Leo Hurley

Personal information
- Full name: Leo Milton Hurley
- Born: 1930
- Died: 24 November 1995 (aged 64–65) Primbee, New South Wales, Australia

Playing information
- Position: Hooker
Club
| Years | Team | Pld | T | G | FG | P |
| 1952 | St. George Dragons | 8 | 1 | 0 | 0 | 3 |
- Source: Whiticker/Hudson

= Leo Hurley =

Australian rugby league footballer and coach

Leo Hurley (1930-1995) was an Australian professional rugby league footballer who played in the 1950s.

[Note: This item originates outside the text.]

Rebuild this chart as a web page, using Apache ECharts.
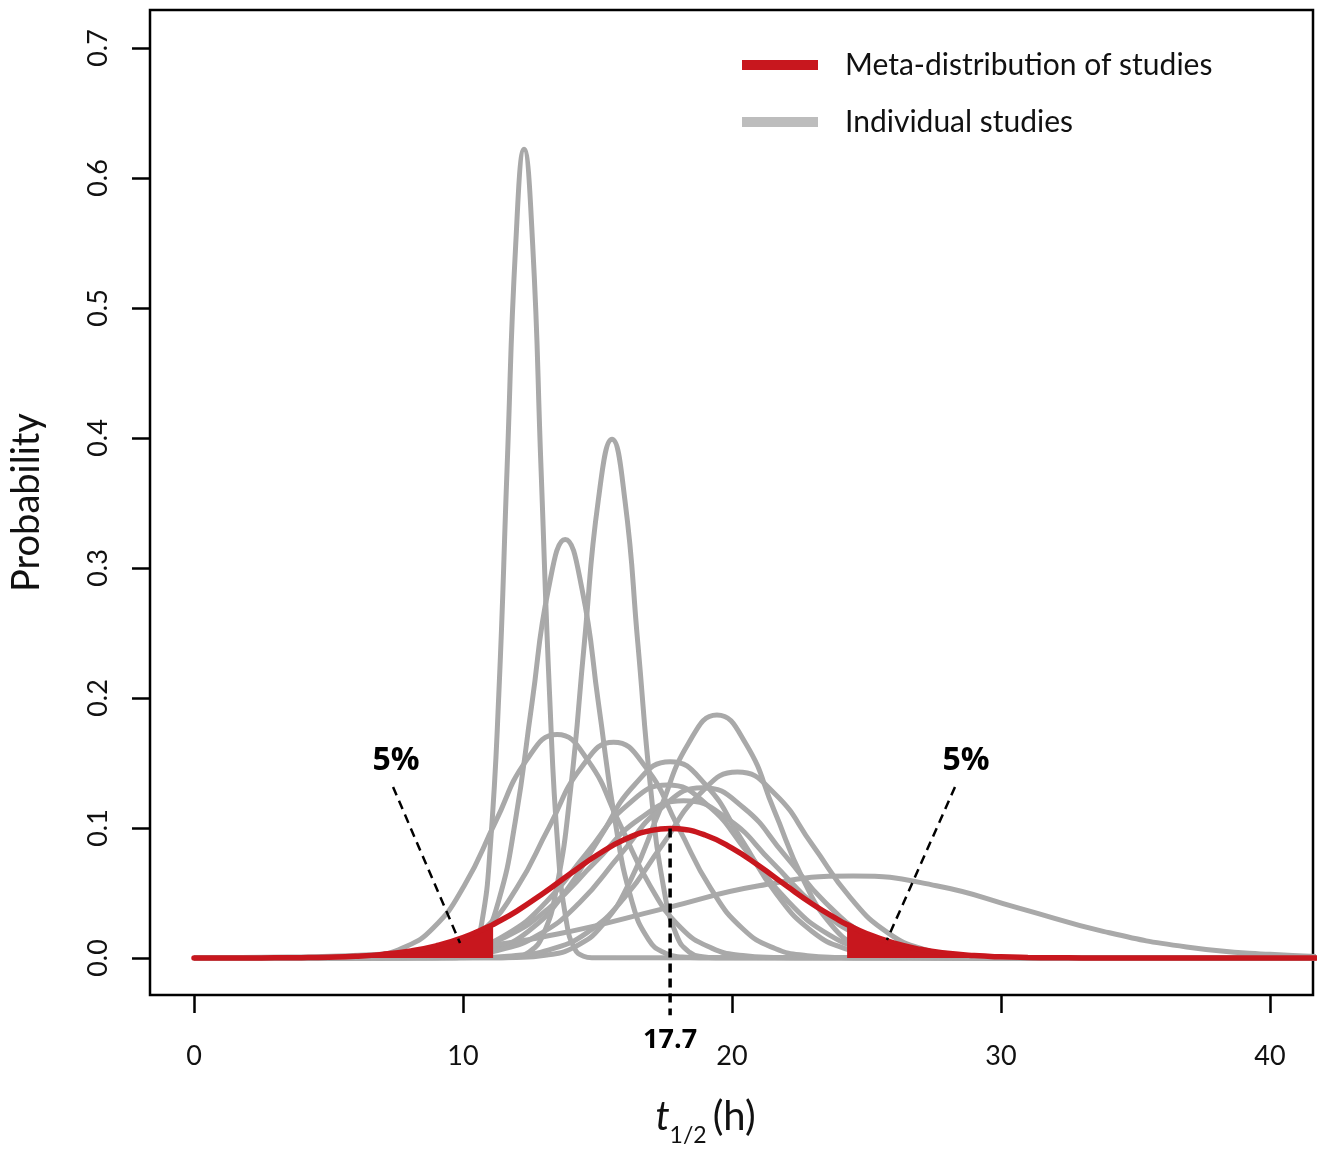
<!DOCTYPE html>
<html>
<head>
<meta charset="utf-8">
<script src="https://cdn.jsdelivr.net/npm/echarts@6/dist/echarts.min.js"></script>
<style>
  html, body { margin: 0; padding: 0; background: #fff; }
  #chart { width: 1324px; height: 1153px; }
</style>
</head>
<body>
<div id="chart"></div>
<script>
// density curves, [t1/2 (h), probability]
const study1 = [[0,0],[9.75,0.0002],[10.07,0.0014],[10.38,0.0069],[10.70,0.0273],[11.01,0.0842],[11.33,0.2020],[11.64,0.3772],[11.96,0.5489],[12.27,0.622],[12.59,0.5489],[12.90,0.3772],[13.22,0.2020],[13.53,0.0842],[13.85,0.0273],[14.16,0.0069],[14.48,0.0014],[14.79,0.0002],[42,0]];
const study2 = [[0,0],[11.42,0.0001],[11.94,0.0009],[12.45,0.0044],[12.97,0.0175],[13.48,0.0540],[14.00,0.1296],[14.51,0.2420],[15.03,0.3521],[15.54,0.399],[16.02,0.3521],[16.50,0.2420],[16.98,0.1296],[17.46,0.0540],[17.94,0.0175],[18.42,0.0044],[18.90,0.0009],[19.38,0.0001],[42,0]];
const study3 = [[0,0],[8.84,0.0001],[9.46,0.0007],[10.08,0.0036],[10.70,0.0141],[11.32,0.0436],[11.94,0.1046],[12.56,0.1953],[13.18,0.2842],[13.80,0.322],[14.42,0.2842],[15.04,0.1953],[15.66,0.1046],[16.28,0.0436],[16.90,0.0141],[17.52,0.0036],[18.14,0.0007],[18.76,0.0001],[42,0]];
const study4 = [[0,0],[4.30,0.0001],[5.45,0.0004],[6.60,0.0019],[7.75,0.0076],[8.90,0.0233],[10.05,0.0558],[11.20,0.1043],[12.35,0.1518],[13.50,0.172],[14.65,0.1518],[15.80,0.1043],[16.95,0.0558],[18.10,0.0233],[19.25,0.0076],[20.40,0.0019],[21.55,0.0004],[22.70,0.0001],[42,0]];
const study5 = [[0,0],[6.0,0.0000],[7.2,0.0004],[8.4,0.0018],[9.6,0.0073],[10.8,0.0225],[12.0,0.0539],[13.2,0.1007],[14.4,0.1465],[15.6,0.166],[16.8,0.1465],[18.0,0.1007],[19.2,0.0539],[20.4,0.0225],[21.6,0.0073],[22.8,0.0018],[24.0,0.0004],[25.2,0.0000],[42,0]];
const study6 = [[0,0],[7.14,0.0000],[8.46,0.0003],[9.78,0.0017],[11.10,0.0066],[12.42,0.0204],[13.74,0.0490],[15.06,0.0916],[16.38,0.1333],[17.70,0.151],[19.02,0.1333],[20.34,0.0916],[21.66,0.0490],[22.98,0.0204],[24.30,0.0066],[25.62,0.0017],[26.94,0.0003],[28.26,0.0000],[42,0]];
const study7 = [[0,0],[10.92,0.0001],[11.99,0.0004],[13.05,0.0021],[14.12,0.0082],[15.18,0.0253],[16.25,0.0607],[17.31,0.1134],[18.38,0.1650],[19.44,0.187],[20.51,0.1650],[21.57,0.1134],[22.64,0.0607],[23.70,0.0253],[24.77,0.0082],[25.83,0.0021],[26.90,0.0004],[27.96,0.0001],[42,0]];
const study8 = [[0,0],[9.0,0.0000],[10.4,0.0003],[11.8,0.0016],[13.2,0.0063],[14.6,0.0193],[16.0,0.0464],[17.4,0.0867],[18.8,0.1262],[20.2,0.143],[21.6,0.1262],[23.0,0.0867],[24.4,0.0464],[25.8,0.0193],[27.2,0.0063],[28.6,0.0016],[30.0,0.0003],[31.4,0.0000],[42,0]];
const study9 = [[0,0],[5.6,0.0000],[7.1,0.0003],[8.6,0.0015],[10.1,0.0058],[11.6,0.0180],[13.1,0.0432],[14.6,0.0807],[16.1,0.1174],[17.6,0.133],[19.1,0.1174],[20.6,0.0807],[22.1,0.0432],[23.6,0.0180],[25.1,0.0058],[26.6,0.0015],[28.1,0.0003],[29.6,0.0000],[42,0]];
const study10 = [[0,0],[6.70,0.0000],[8.23,0.0003],[9.75,0.0015],[11.28,0.0058],[12.80,0.0177],[14.33,0.0425],[15.85,0.0795],[17.38,0.1156],[18.90,0.131],[20.43,0.1156],[21.95,0.0795],[23.48,0.0425],[25.00,0.0177],[26.53,0.0058],[28.05,0.0015],[29.58,0.0003],[31.10,0.0000],[42,0]];
const study11 = [[0,0],[5.00,0.0000],[6.65,0.0003],[8.30,0.0013],[9.95,0.0053],[11.60,0.0164],[13.25,0.0393],[14.90,0.0734],[16.55,0.1068],[18.20,0.121],[19.85,0.1068],[21.50,0.0734],[23.15,0.0393],[24.80,0.0164],[26.45,0.0053],[28.10,0.0013],[29.75,0.0003],[31.40,0.0000],[42,0]];
const study12 = [[0,0.0001],[3.5,0.0007],[7.0,0.0028],[10.5,0.0085],[14.0,0.0205],[17.5,0.0382],[21.0,0.0556],[24.5,0.063],[27.6,0.0556],[30.7,0.0382],[33.8,0.0205],[36.9,0.0085],[40.0,0.0028],[43.1,0.0007]];

// meta-distribution (mean 17.7 h), 5% cut points at 11.12 and 24.28
const meta = [[0,0.0000],[1,0.00002],[2,0.00005],[3,0.00012],[4,0.00028],[5,0.00065],[6,0.00138],[7,0.00279],[8,0.00527],[9,0.00937],[10,0.01564],[11,0.02452],[11.12,0.02577],[12,0.03612],[13,0.0500],[14,0.0650],[15,0.0794],[16,0.0911],[17,0.0982],[17.7,0.0997],[18,0.0994],[19,0.0946],[20,0.0845],[21,0.0709],[22,0.0559],[23,0.0414],[24,0.0288],[24.28,0.02577],[25,0.01885],[26,0.01158],[27,0.00668],[28,0.00362],[29,0.00184],[30,0.00088],[31,0.0004],[32,0.00017],[33,0.00007],[34,0],[42,0]];
const lowCut = 11.12;
const highCut = 24.28;
const metaMean = 17.7;

const xTicks = [0, 10, 20, 30, 40];
const yTicks = [0, 0.1, 0.2, 0.3, 0.4, 0.5, 0.6, 0.7];

const RED = '#c8171e';
const GRAY = '#a9a9a9';
const FONT = 'Lato, "Open Sans", sans-serif';
const BOLD_FONT = '"Open Sans", sans-serif';

var chart = echarts.init(document.getElementById('chart'));

var studies = [study1, study2, study3, study4, study5, study6, study7, study8, study9, study10, study11, study12];
var graySeries = studies.map(function (d) {
  return {
    name: 'Individual studies', type: 'line', data: d, smooth: 0.5,
    symbol: 'none', color: GRAY, lineStyle: { color: GRAY, width: 5 }, z: 2
  };
});

var dashed = function (pts, width) {
  return {
    type: 'line', data: pts, symbol: 'none', clip: false, z: 6,
    lineStyle: { color: '#000', width: width, type: [9, 6] }
  };
};
var textMark = function (pt, txt, size) {
  return {
    type: 'scatter', data: [pt], symbolSize: 1, clip: false, z: 7,
    itemStyle: { color: 'transparent', opacity: 1 },
    label: { show: true, position: 'inside', formatter: txt, color: '#000', opacity: 1,
      fontFamily: BOLD_FONT, fontWeight: 'bold', fontSize: size }
  };
};

var option = {
  animation: false,
  backgroundColor: '#fff',
  grid: { left: 150, right: 11, top: 10, bottom: 158, show: true,
    borderColor: '#000', borderWidth: 2.5, backgroundColor: 'transparent' },
  legend: {
    left: 742, top: 47, orient: 'vertical', padding: 0, itemGap: 21,
    itemWidth: 76, itemHeight: 10, icon: 'rect', selectedMode: false,
    textStyle: { fontFamily: FONT, fontSize: 30, color: '#111', lineHeight: 36, padding: [0, 0, 0, 22] },
    data: [
      { name: 'Meta-distribution of studies', itemStyle: { color: RED } },
      { name: 'Individual studies', itemStyle: { color: '#bdbdbd' } }
    ]
  },
  xAxis: {
    type: 'value', min: -1.636, max: 41.6,
    name: '{t|t}{s|1/2}{h|(h)}', nameLocation: 'middle', nameGap: 92,
    nameTextStyle: {
      padding: [0, 52, 0, 0],
      rich: {
        t: { fontFamily: FONT, fontStyle: 'italic', fontSize: 40, lineHeight: 60, color: '#111' },
        s: { fontFamily: FONT, fontSize: 23, lineHeight: 22, verticalAlign: 'bottom', color: '#111' },
        h: { fontFamily: FONT, fontSize: 40, lineHeight: 60, color: '#111', padding: [0, 0, 0, 6] }
      }
    },
    axisLine: { show: false, onZero: false },
    axisTick: { show: true, length: 18, customValues: xTicks, lineStyle: { color: '#000', width: 2.5 } },
    axisLabel: { customValues: xTicks, margin: 48, fontFamily: FONT, fontSize: 27, color: '#111' },
    splitLine: { show: false }
  },
  yAxis: {
    type: 'value', min: -0.02846, max: 0.7292,
    name: 'Probability', nameLocation: 'middle', nameGap: 104,
    nameTextStyle: { fontFamily: FONT, fontSize: 38, color: '#111' },
    axisLine: { show: false, onZero: false },
    axisTick: { show: true, length: 18, customValues: yTicks, lineStyle: { color: '#000', width: 2.5 } },
    axisLabel: { customValues: yTicks, rotate: 90, margin: 38, fontFamily: FONT, fontSize: 27, color: '#111',
      formatter: function (v) { return v.toFixed(1); } },
    splitLine: { show: false }
  },
  series: graySeries.concat([
    {
      type: 'line', data: meta.filter(function (p) { return p[0] <= lowCut; }), smooth: 0.5,
      symbol: 'none', lineStyle: { width: 0 }, areaStyle: { color: RED, opacity: 1 }, z: 3
    },
    {
      type: 'line', data: meta.filter(function (p) { return p[0] >= highCut; }), smooth: 0.5,
      symbol: 'none', lineStyle: { width: 0 }, areaStyle: { color: RED, opacity: 1 }, z: 3
    },
    {
      name: 'Meta-distribution of studies', type: 'line', data: meta, smooth: 0.5,
      symbol: 'none', color: RED, lineStyle: { color: RED, width: 5.5, cap: 'round' }, z: 4
    },
    dashed([[metaMean, 0.0997], [metaMean, -0.044]], 3.5),
    dashed([[7.40, 0.1315], [9.89, 0.0115]], 2.5),
    dashed([[28.29, 0.1315], [25.76, 0.0138]], 2.5),
    textMark([7.51, 0.152], '5%', 32),
    textMark([28.70, 0.152], '5%', 32),
    textMark([metaMean, -0.063], '17.7', 27)
  ])
};

chart.setOption(option);
</script>
</body>
</html>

Originally from the Port Kembla club in the Group 7 competition, Leo Hurley and fellow Port Kembla team-mate Allan Staunton joined the St. George Dragons in 1952. Leo Hurley's career at the Dragons was basically as the back-up hooker to cover for Ken Kearney, who was the first grade hooker during this period. This limited Hurley's appearances for the club, and he played most of his career at the Dragon's in reserve grade. Hurley's only semi-final appearances was on 6 September 1952, deputizing for Ken Kearney who was on the 1952/53 Kangaroo Tour. He returned to Wollongong to captain/coach the Corrimal rugby league club the following season.

Leo Hurley died on 24 November 1995.